The 16 amendments were presented yesterday to President Suleyman Demirel to sign into law after a 40-day parliamentary marathon that seemed doomed to failure right up until Friday night. Then deputies and their bickering leaders gave in to intense popular pressure. They registered an astonishing record vote at 3.45am on Sunday morning in the 450-seat assembly: 360 votes in favour, 32 against. Almost all the dissenting votes came from the pro-Islamist Welfare Party, which had been angered by constitutional articles threatening to close parties which used religion in politics.

''The people won. The Welfare Party was defeated," said the Prime Minister, Tansu Ciller, the first woman leader of Turkey's 65 million Muslims

Turkey wants to clean up its image to help a customs union with Europe, a free trade pact which will bring it closer than any other non-member to the 15. The European Commission signed the agreement in March, but the European Parliament has insisted on endorsing the deal in a vote due later this year.

Nobody expects approval to come easily. The assembly has repeatedly called for improvements in Turkey's human rights, especially in relation to its 12 million ethnic Kurds.

The constitutional amendments only go some way towards satisfying those calls, but a European Commission spokesman was quick to congratulate the Turkish Parliament.

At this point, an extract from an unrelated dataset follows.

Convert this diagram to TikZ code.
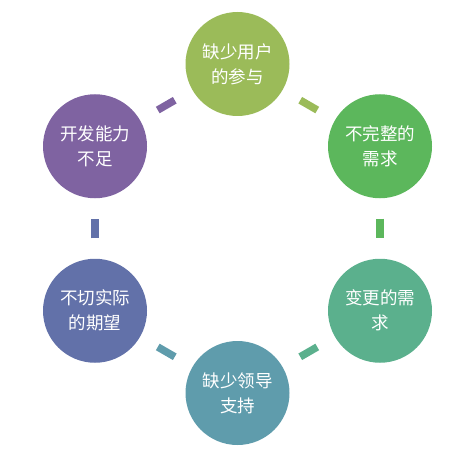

The Turks seem pro-European, with polls showing that two-thirds support the European trade pact. The same may not be true for the Turkish security force generals, Islamic conservatives and entrenched bureaucrats who have traditionally stood in the way of reform. Such conservatives argue that the customs union is a latter-day version of the capitulations that helped make the Ottoman Empire the sick man of Europe.